EXERCISE AIM:
Only the lines from the one with "Recreate this image" through the one with "const y = d3.scaleLinear().domain([0, 80]).range([461, 77]);", inclusive, should be echoed exactly; pictures are left out.

DATA SECTION:
-------
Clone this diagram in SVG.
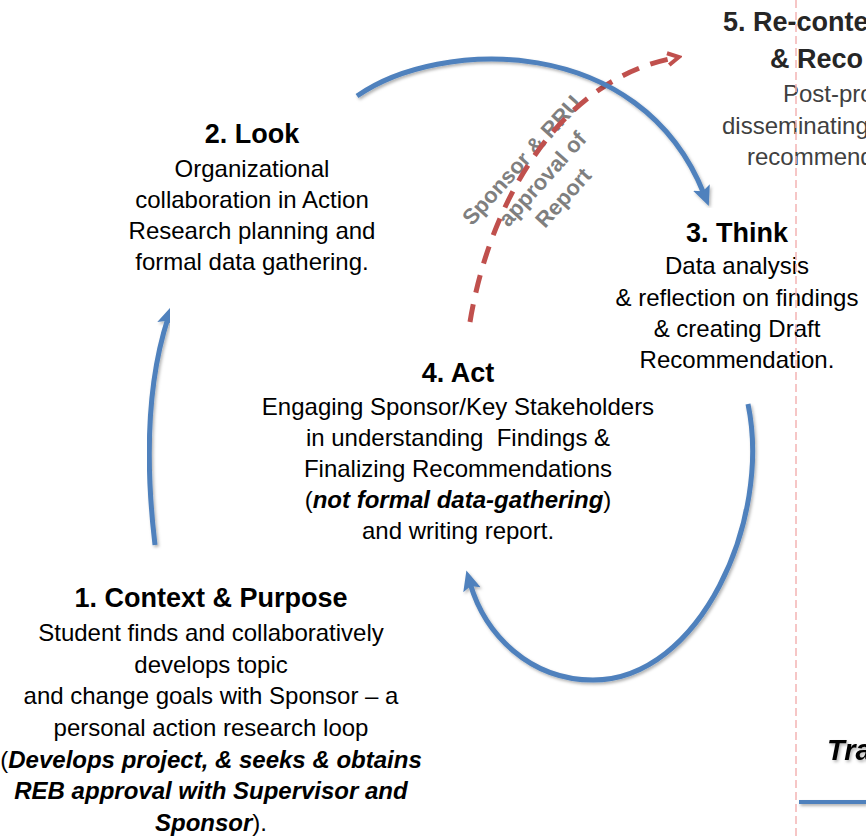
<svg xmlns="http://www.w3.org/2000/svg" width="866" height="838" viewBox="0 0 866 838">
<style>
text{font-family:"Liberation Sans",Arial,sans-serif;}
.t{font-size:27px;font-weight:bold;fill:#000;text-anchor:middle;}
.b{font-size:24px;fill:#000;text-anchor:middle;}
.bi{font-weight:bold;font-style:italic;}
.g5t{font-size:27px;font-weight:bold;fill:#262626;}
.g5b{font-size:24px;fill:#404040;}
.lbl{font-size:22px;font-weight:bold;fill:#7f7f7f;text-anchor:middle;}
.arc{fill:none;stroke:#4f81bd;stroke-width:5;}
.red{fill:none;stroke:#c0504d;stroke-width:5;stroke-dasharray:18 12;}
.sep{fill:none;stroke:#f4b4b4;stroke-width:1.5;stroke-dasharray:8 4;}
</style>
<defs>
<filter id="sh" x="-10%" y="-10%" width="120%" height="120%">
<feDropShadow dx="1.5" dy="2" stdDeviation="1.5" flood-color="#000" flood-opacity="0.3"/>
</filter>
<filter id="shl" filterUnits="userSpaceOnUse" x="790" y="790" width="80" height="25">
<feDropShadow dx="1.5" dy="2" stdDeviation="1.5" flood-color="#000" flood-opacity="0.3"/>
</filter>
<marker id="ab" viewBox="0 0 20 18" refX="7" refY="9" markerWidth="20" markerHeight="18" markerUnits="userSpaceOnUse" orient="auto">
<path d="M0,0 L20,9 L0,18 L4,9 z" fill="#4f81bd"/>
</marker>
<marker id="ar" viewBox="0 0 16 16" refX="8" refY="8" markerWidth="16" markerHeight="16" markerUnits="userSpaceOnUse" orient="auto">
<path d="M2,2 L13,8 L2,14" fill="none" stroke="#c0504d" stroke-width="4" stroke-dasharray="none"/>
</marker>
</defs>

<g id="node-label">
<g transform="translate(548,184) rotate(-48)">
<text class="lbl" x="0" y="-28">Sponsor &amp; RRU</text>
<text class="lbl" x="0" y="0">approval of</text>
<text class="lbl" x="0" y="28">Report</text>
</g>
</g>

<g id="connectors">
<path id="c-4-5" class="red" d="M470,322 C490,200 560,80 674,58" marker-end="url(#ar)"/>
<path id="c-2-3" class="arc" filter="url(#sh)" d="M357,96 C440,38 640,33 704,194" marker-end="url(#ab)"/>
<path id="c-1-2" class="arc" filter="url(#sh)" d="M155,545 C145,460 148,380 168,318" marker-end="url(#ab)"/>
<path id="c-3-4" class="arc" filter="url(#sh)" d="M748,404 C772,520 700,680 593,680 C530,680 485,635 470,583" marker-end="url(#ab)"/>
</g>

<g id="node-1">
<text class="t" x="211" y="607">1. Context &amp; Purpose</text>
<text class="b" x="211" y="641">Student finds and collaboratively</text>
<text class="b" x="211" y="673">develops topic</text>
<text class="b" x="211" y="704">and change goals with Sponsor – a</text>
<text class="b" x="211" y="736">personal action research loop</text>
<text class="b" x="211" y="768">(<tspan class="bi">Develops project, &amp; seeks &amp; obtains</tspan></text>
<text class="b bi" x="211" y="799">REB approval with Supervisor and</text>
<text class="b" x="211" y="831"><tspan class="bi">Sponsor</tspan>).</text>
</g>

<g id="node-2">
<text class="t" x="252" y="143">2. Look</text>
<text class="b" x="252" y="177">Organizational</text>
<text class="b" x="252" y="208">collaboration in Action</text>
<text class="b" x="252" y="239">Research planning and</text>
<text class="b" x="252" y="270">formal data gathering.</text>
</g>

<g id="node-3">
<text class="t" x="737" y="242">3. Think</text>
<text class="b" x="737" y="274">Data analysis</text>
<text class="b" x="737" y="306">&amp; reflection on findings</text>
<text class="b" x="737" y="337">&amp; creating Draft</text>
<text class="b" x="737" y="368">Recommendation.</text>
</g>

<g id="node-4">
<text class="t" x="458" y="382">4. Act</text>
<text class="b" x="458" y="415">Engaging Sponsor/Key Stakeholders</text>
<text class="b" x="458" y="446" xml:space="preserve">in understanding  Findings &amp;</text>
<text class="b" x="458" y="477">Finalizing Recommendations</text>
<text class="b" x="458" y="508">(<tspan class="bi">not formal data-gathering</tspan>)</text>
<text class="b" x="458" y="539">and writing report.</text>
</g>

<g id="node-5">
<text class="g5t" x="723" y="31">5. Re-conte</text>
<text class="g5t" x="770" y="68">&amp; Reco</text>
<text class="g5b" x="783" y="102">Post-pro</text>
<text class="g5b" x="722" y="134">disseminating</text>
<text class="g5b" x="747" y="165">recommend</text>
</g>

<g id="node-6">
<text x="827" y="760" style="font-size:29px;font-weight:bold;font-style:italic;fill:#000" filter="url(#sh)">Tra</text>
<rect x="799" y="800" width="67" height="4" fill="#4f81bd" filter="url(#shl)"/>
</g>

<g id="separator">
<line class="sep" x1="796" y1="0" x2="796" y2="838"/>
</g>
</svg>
-------
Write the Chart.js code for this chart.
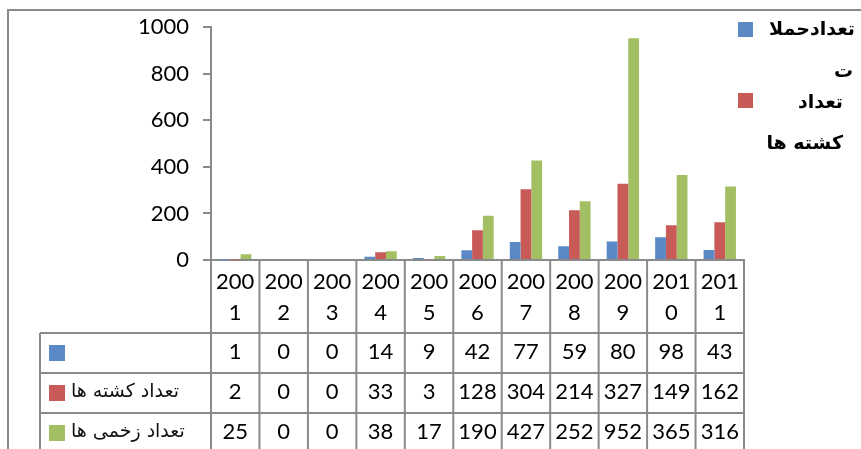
-------
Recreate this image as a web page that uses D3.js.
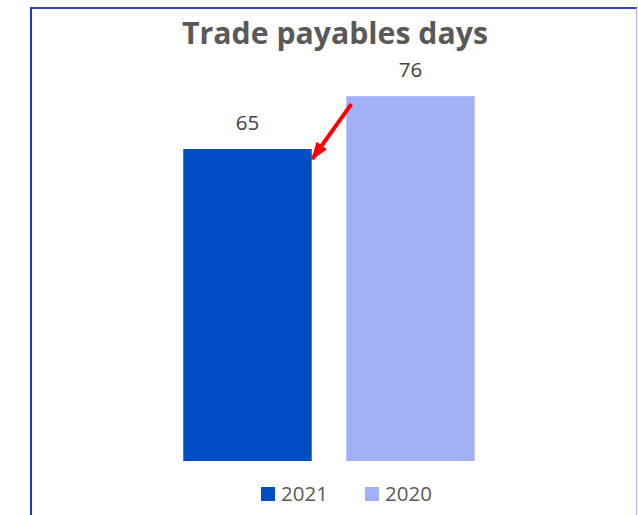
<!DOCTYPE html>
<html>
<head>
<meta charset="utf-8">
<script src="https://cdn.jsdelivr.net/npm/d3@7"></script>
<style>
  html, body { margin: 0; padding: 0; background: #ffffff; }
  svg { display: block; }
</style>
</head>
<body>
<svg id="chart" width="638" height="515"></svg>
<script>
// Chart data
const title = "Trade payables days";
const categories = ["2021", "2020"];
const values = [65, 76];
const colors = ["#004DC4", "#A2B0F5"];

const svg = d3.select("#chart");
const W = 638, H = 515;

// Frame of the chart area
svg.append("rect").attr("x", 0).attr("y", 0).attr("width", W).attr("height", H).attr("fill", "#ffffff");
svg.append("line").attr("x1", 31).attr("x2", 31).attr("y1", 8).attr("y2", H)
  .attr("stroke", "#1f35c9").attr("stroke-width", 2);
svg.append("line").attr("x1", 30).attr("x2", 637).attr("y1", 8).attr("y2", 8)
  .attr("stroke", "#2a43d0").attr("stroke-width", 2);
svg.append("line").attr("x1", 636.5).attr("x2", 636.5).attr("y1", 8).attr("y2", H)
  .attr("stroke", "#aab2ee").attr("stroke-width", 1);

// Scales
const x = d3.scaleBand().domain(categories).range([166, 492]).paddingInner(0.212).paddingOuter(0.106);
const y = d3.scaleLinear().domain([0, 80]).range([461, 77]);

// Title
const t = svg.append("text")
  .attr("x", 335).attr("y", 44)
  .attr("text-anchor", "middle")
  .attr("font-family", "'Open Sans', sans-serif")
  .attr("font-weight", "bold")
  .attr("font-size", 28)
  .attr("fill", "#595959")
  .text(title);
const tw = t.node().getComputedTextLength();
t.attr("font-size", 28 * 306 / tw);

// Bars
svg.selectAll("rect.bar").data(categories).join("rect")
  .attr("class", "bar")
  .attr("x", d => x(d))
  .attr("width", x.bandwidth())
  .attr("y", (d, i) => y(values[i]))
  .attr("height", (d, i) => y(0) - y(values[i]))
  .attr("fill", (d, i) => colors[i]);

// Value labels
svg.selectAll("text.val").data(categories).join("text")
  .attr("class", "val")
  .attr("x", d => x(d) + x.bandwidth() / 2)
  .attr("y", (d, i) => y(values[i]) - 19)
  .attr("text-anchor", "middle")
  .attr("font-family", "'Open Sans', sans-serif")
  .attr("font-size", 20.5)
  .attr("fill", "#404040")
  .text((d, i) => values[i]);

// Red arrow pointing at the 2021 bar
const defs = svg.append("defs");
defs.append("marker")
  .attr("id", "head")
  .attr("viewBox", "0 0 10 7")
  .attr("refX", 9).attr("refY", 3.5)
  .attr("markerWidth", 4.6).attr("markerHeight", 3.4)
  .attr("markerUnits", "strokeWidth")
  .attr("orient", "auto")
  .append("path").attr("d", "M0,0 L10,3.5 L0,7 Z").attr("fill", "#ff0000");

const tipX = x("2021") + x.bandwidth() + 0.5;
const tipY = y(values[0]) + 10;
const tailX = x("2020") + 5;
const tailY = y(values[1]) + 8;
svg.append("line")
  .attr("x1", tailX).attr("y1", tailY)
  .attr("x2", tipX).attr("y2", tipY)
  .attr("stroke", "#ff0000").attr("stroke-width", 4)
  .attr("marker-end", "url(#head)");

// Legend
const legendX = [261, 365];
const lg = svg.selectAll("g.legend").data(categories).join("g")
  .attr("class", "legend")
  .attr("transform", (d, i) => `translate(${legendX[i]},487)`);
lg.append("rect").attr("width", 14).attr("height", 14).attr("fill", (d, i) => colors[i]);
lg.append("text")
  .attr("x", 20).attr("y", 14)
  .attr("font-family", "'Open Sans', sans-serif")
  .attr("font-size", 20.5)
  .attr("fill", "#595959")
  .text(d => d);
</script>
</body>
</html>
-------
ANSWER TO THE TASK:
Recreate this image as a web page that uses D3.js.
<!DOCTYPE html>
<html>
<head>
<meta charset="utf-8">
<script src="https://cdn.jsdelivr.net/npm/d3@7"></script>
<style>
  html, body { margin: 0; padding: 0; background: #ffffff; }
  svg { display: block; }
</style>
</head>
<body>
<svg id="chart" width="638" height="515"></svg>
<script>
// Chart data
const title = "Trade payables days";
const categories = ["2021", "2020"];
const values = [65, 76];
const colors = ["#004DC4", "#A2B0F5"];

const svg = d3.select("#chart");
const W = 638, H = 515;

// Frame of the chart area
svg.append("rect").attr("x", 0).attr("y", 0).attr("width", W).attr("height", H).attr("fill", "#ffffff");
svg.append("line").attr("x1", 31).attr("x2", 31).attr("y1", 8).attr("y2", H)
  .attr("stroke", "#1f35c9").attr("stroke-width", 2);
svg.append("line").attr("x1", 30).attr("x2", 637).attr("y1", 8).attr("y2", 8)
  .attr("stroke", "#2a43d0").attr("stroke-width", 2);
svg.append("line").attr("x1", 636.5).attr("x2", 636.5).attr("y1", 8).attr("y2", H)
  .attr("stroke", "#aab2ee").attr("stroke-width", 1);

// Scales
const x = d3.scaleBand().domain(categories).range([166, 492]).paddingInner(0.212).paddingOuter(0.106);
const y = d3.scaleLinear().domain([0, 80]).range([461, 77]);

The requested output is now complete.